The trick to fighting with a big-ass weapon in the crowded battleground was to turn every strike into the next attack. I didn’t draw back to hack at the enemy, but just kept pushing, hacking through one undead body, and into the next. It was an effective tactic, considering my strength and my huge weapon, though the technique wouldn’t have worked for many.
Something bit my back, and I screamed, more in anger than pain. I turned, blade sweeping at everything in reach, but the necro was already down, Christian’s sword being drawn from it’s body.
I gave him a nod, then turned back to the chaos. In a blurringly fast movement, I raised the axe above my head, cleaving it down into the thick swarm of Necros. I began to turn my body with the motion, chopping into flesh as I spun. I had never been swarmed by so many before. It was both terrifying and exhilarating. We would take heavy losses in this crush of a battle, but on the other hand, I didn’t need to hold back. I could just let go, becoming the dangerous thing that I was born to be. I let my body and mind go into the trancelike state that lived for battle. I was a berserker, and this was my rage. Things would bleed, and I would glory in it.

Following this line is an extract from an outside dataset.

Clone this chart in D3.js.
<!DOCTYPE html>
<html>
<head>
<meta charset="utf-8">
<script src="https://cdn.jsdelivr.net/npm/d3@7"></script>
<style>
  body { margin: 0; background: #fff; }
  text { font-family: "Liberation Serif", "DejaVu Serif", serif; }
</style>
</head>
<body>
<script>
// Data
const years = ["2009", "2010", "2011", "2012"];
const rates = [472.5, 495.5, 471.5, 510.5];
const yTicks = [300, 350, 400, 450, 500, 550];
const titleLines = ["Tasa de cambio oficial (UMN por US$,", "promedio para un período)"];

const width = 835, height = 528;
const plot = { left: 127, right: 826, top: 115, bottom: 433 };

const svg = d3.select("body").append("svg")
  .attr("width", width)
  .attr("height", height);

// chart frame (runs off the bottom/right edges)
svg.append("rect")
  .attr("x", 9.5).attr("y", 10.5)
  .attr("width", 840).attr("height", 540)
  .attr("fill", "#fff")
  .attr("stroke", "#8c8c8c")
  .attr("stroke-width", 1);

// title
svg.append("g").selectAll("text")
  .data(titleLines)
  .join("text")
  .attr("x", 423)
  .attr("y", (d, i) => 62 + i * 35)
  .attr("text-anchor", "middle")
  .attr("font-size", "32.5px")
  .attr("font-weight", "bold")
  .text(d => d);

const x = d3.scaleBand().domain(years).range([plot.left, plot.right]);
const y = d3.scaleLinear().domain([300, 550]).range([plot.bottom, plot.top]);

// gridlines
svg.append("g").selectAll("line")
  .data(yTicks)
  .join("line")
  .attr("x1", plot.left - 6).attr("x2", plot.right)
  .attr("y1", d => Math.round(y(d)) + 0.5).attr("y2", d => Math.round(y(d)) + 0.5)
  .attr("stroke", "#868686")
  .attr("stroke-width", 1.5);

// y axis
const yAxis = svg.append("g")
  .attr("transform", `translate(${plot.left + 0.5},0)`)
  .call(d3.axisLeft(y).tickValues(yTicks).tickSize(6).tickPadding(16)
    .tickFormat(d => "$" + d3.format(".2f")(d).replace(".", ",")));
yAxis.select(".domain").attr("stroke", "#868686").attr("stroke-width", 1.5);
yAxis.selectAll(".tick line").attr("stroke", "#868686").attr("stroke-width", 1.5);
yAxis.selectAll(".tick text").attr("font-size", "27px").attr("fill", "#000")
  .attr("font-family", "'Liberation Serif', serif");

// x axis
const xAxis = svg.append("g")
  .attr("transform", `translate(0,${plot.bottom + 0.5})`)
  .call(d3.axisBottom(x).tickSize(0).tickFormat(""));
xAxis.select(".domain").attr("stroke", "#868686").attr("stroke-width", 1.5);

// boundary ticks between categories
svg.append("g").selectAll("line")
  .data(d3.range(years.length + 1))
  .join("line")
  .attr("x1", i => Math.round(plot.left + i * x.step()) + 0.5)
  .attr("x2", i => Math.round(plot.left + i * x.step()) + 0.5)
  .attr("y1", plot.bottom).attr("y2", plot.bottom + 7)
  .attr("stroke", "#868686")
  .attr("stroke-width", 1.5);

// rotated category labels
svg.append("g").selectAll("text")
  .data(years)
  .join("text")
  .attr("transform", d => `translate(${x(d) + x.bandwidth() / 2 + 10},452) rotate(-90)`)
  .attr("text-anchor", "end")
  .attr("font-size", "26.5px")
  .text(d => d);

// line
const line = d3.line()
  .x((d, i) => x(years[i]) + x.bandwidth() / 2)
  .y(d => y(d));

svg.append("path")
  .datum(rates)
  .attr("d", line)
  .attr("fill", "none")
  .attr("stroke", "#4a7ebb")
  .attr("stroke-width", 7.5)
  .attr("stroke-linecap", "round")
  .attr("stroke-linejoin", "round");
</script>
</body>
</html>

Some of the necros held weapons, knives and machetes, or something similar, mostly. But they were a largely untrained fighting force, teeth snapping and arms swinging wildly as I cut down one after another, or even several at a time. A few held guns, but that was uncommon. Guns were just harder to come by, and Necro’s didn’t have a long lifespan, thanks to the druids.
I wasn’t a dancer, except for in battle. Here, I danced, spinning and lunging, swinging and slashing. I even had a song in my head, and I moved to the beat as I killed, and killed.
We had cleared a break in the mob when I paused to take a breath. “Fuck, you’re scary,” Christian said behind me, his voice quiet. “Let’s stay friends, k?”
It broke me a little out of my trance, and I laughed, a rich sound.
I saw Dom maybe thirty yards away. He too, had cleared the first wave, and paused to appraise the carnage. I caught his glance for one endless moment. The look he gave me was…enigmatic. It was hard to say what he meant to tell me with his intense regard. I did learn one thing with that shared look. He still loved to watch me fight.
We moved towards the compound’s spartan buildings, taking the fight into smaller spaces. The force had to split up to accommodate the change.
Christian and I found ourselves leading a small group of non-druid Others. I’m not sure how it happened, but we took the new company in stride, breaking away from the main wave of druid fighters. Druids were an extremely exclusive group, so it wasn’t really a surprise that the leftover Others had banded together.
Christian had a small arsenal of explosives that he was way too excited to use, so our first order of business was to scout from house to house, basically blowing shit up. It was a simple plan. Christian threw the explosive in the door, and I lit it midair. The rest of our group helped us finish off whatever ran screaming out of the building. As far as demo-ing the whole necro settlement went, our plan worked well. We were doing more than our share of destruction. Oh, and as another plus, it gave Christian his blow-up-shit fix for awhile. Win, win.